▶ _Stored data_:
****************

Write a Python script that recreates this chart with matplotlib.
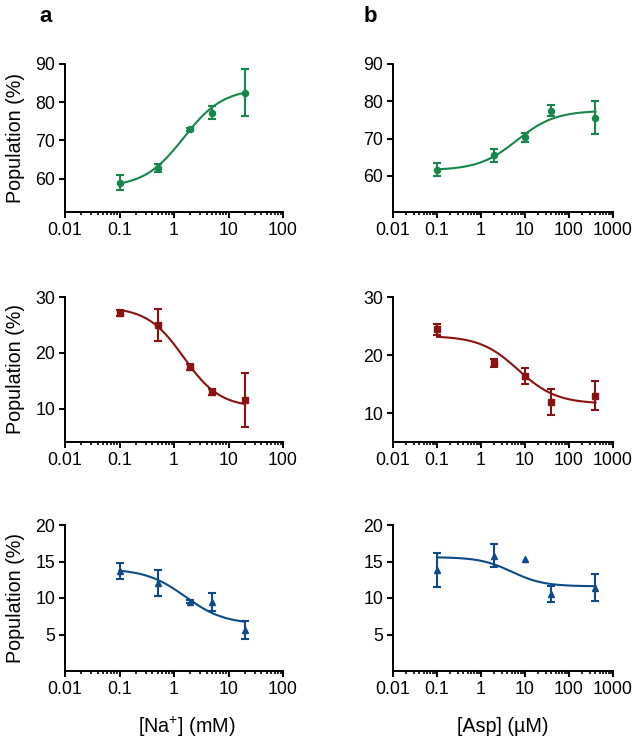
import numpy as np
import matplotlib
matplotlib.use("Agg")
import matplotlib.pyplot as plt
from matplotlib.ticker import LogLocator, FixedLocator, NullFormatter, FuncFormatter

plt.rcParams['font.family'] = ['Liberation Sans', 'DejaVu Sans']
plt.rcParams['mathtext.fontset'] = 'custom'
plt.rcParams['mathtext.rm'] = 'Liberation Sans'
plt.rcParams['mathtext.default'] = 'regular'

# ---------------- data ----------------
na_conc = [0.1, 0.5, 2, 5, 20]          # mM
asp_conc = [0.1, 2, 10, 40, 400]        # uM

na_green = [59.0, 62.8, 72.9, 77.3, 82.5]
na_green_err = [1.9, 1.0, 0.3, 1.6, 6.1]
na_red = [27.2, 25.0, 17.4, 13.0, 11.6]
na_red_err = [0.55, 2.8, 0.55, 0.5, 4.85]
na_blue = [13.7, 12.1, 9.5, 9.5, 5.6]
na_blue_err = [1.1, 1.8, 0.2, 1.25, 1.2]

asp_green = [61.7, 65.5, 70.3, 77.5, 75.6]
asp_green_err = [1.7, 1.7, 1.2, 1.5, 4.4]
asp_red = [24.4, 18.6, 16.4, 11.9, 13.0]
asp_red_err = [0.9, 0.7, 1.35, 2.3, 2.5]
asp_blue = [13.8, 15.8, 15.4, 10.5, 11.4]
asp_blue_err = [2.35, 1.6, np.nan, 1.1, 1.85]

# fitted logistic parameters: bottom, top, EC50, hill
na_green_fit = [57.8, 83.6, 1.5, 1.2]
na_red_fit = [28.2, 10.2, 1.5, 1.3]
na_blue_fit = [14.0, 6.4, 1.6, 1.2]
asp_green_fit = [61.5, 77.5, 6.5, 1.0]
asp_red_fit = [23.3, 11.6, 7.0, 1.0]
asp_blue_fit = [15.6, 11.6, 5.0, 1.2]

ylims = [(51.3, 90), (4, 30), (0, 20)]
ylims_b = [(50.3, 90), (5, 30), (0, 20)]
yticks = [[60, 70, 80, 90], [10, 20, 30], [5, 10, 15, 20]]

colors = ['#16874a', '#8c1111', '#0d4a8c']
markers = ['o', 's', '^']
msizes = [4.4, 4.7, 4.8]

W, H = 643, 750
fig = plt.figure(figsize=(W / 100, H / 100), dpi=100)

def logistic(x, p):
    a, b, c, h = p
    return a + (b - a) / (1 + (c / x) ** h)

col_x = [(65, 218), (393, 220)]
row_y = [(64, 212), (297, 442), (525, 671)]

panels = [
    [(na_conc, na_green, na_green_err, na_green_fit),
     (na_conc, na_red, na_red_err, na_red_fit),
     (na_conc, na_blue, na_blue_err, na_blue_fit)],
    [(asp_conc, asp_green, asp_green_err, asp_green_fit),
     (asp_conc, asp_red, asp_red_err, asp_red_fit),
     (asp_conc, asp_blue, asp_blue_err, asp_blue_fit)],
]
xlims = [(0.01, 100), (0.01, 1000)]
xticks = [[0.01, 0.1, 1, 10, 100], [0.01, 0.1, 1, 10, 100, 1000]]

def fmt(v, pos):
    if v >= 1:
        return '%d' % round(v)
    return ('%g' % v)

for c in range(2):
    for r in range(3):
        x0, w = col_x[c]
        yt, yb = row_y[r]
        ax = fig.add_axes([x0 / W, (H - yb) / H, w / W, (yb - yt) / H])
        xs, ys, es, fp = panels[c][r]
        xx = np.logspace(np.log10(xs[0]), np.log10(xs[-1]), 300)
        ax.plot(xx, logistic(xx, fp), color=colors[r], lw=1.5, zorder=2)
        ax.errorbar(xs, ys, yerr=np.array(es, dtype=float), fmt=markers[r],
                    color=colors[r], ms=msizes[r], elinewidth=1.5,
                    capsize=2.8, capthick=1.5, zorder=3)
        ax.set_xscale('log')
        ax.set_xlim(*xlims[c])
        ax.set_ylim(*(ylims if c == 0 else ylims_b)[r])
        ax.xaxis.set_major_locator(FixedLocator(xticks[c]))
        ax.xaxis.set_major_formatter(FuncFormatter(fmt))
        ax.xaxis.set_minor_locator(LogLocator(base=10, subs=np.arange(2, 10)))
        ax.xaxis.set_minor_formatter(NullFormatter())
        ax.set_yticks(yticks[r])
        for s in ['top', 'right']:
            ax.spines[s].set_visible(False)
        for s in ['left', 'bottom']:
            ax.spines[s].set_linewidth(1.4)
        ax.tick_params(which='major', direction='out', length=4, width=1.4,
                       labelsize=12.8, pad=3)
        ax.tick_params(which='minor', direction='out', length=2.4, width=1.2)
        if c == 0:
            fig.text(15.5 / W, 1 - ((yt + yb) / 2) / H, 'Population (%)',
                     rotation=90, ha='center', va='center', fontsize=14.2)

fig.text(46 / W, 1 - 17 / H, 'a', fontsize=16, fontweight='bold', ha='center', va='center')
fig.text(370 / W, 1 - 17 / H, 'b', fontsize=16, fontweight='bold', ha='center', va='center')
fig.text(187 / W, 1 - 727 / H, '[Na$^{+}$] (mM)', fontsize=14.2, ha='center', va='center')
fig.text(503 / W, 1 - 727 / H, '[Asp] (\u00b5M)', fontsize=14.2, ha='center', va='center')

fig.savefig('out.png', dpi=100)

****************

▶ _Exercise task_:
What is needed is an exact reproduction of the data, pictures excluded.

▶ _Task solution_:
Write a Python script that recreates this chart with matplotlib.
import numpy as np
import matplotlib
matplotlib.use("Agg")
import matplotlib.pyplot as plt
from matplotlib.ticker import LogLocator, FixedLocator, NullFormatter, FuncFormatter

plt.rcParams['font.family'] = ['Liberation Sans', 'DejaVu Sans']
plt.rcParams['mathtext.fontset'] = 'custom'
plt.rcParams['mathtext.rm'] = 'Liberation Sans'
plt.rcParams['mathtext.default'] = 'regular'

# ---------------- data ----------------
na_conc = [0.1, 0.5, 2, 5, 20]          # mM
asp_conc = [0.1, 2, 10, 40, 400]        # uM

na_green = [59.0, 62.8, 72.9, 77.3, 82.5]
na_green_err = [1.9, 1.0, 0.3, 1.6, 6.1]
na_red = [27.2, 25.0, 17.4, 13.0, 11.6]
na_red_err = [0.55, 2.8, 0.55, 0.5, 4.85]
na_blue = [13.7, 12.1, 9.5, 9.5, 5.6]
na_blue_err = [1.1, 1.8, 0.2, 1.25, 1.2]

asp_green = [61.7, 65.5, 70.3, 77.5, 75.6]
asp_green_err = [1.7, 1.7, 1.2, 1.5, 4.4]
asp_red = [24.4, 18.6, 16.4, 11.9, 13.0]
asp_red_err = [0.9, 0.7, 1.35, 2.3, 2.5]
asp_blue = [13.8, 15.8, 15.4, 10.5, 11.4]
asp_blue_err = [2.35, 1.6, np.nan, 1.1, 1.85]

# fitted logistic parameters: bottom, top, EC50, hill
na_green_fit = [57.8, 83.6, 1.5, 1.2]
na_red_fit = [28.2, 10.2, 1.5, 1.3]
na_blue_fit = [14.0, 6.4, 1.6, 1.2]
asp_green_fit = [61.5, 77.5, 6.5, 1.0]
asp_red_fit = [23.3, 11.6, 7.0, 1.0]
asp_blue_fit = [15.6, 11.6, 5.0, 1.2]

ylims = [(51.3, 90), (4, 30), (0, 20)]
ylims_b = [(50.3, 90), (5, 30), (0, 20)]
yticks = [[60, 70, 80, 90], [10, 20, 30], [5, 10, 15, 20]]

colors = ['#16874a', '#8c1111', '#0d4a8c']
markers = ['o', 's', '^']
msizes = [4.4, 4.7, 4.8]

W, H = 643, 750
fig = plt.figure(figsize=(W / 100, H / 100), dpi=100)

def logistic(x, p):
    a, b, c, h = p
    return a + (b - a) / (1 + (c / x) ** h)

col_x = [(65, 218), (393, 220)]
row_y = [(64, 212), (297, 442), (525, 671)]

panels = [
    [(na_conc, na_green, na_green_err, na_green_fit),
     (na_conc, na_red, na_red_err, na_red_fit),
     (na_conc, na_blue, na_blue_err, na_blue_fit)],
    [(asp_conc, asp_green, asp_green_err, asp_green_fit),
     (asp_conc, asp_red, asp_red_err, asp_red_fit),
     (asp_conc, asp_blue, asp_blue_err, asp_blue_fit)],
]
xlims = [(0.01, 100), (0.01, 1000)]
xticks = [[0.01, 0.1, 1, 10, 100], [0.01, 0.1, 1, 10, 100, 1000]]

def fmt(v, pos):
    if v >= 1:
        return '%d' % round(v)
    return ('%g' % v)

for c in range(2):
    for r in range(3):
        x0, w = col_x[c]
        yt, yb = row_y[r]
        ax = fig.add_axes([x0 / W, (H - yb) / H, w / W, (yb - yt) / H])
        xs, ys, es, fp = panels[c][r]
        xx = np.logspace(np.log10(xs[0]), np.log10(xs[-1]), 300)
        ax.plot(xx, logistic(xx, fp), color=colors[r], lw=1.5, zorder=2)
        ax.errorbar(xs, ys, yerr=np.array(es, dtype=float), fmt=markers[r],
                    color=colors[r], ms=msizes[r], elinewidth=1.5,
                    capsize=2.8, capthick=1.5, zorder=3)
        ax.set_xscale('log')
        ax.set_xlim(*xlims[c])
        ax.set_ylim(*(ylims if c == 0 else ylims_b)[r])
        ax.xaxis.set_major_locator(FixedLocator(xticks[c]))
        ax.xaxis.set_major_formatter(FuncFormatter(fmt))
        ax.xaxis.set_minor_locator(LogLocator(base=10, subs=np.arange(2, 10)))
        ax.xaxis.set_minor_formatter(NullFormatter())
        ax.set_yticks(yticks[r])
        for s in ['top', 'right']:
            ax.spines[s].set_visible(False)
        for s in ['left', 'bottom']:
            ax.spines[s].set_linewidth(1.4)
        ax.tick_params(which='major', direction='out', length=4, width=1.4,
                       labelsize=12.8, pad=3)
        ax.tick_params(which='minor', direction='out', length=2.4, width=1.2)
        if c == 0:
            fig.text(15.5 / W, 1 - ((yt + yb) / 2) / H, 'Population (%)',
                     rotation=90, ha='center', va='center', fontsize=14.2)

fig.text(46 / W, 1 - 17 / H, 'a', fontsize=16, fontweight='bold', ha='center', va='center')
fig.text(370 / W, 1 - 17 / H, 'b', fontsize=16, fontweight='bold', ha='center', va='center')
fig.text(187 / W, 1 - 727 / H, '[Na$^{+}$] (mM)', fontsize=14.2, ha='center', va='center')
fig.text(503 / W, 1 - 727 / H, '[Asp] (\u00b5M)', fontsize=14.2, ha='center', va='center')

fig.savefig('out.png', dpi=100)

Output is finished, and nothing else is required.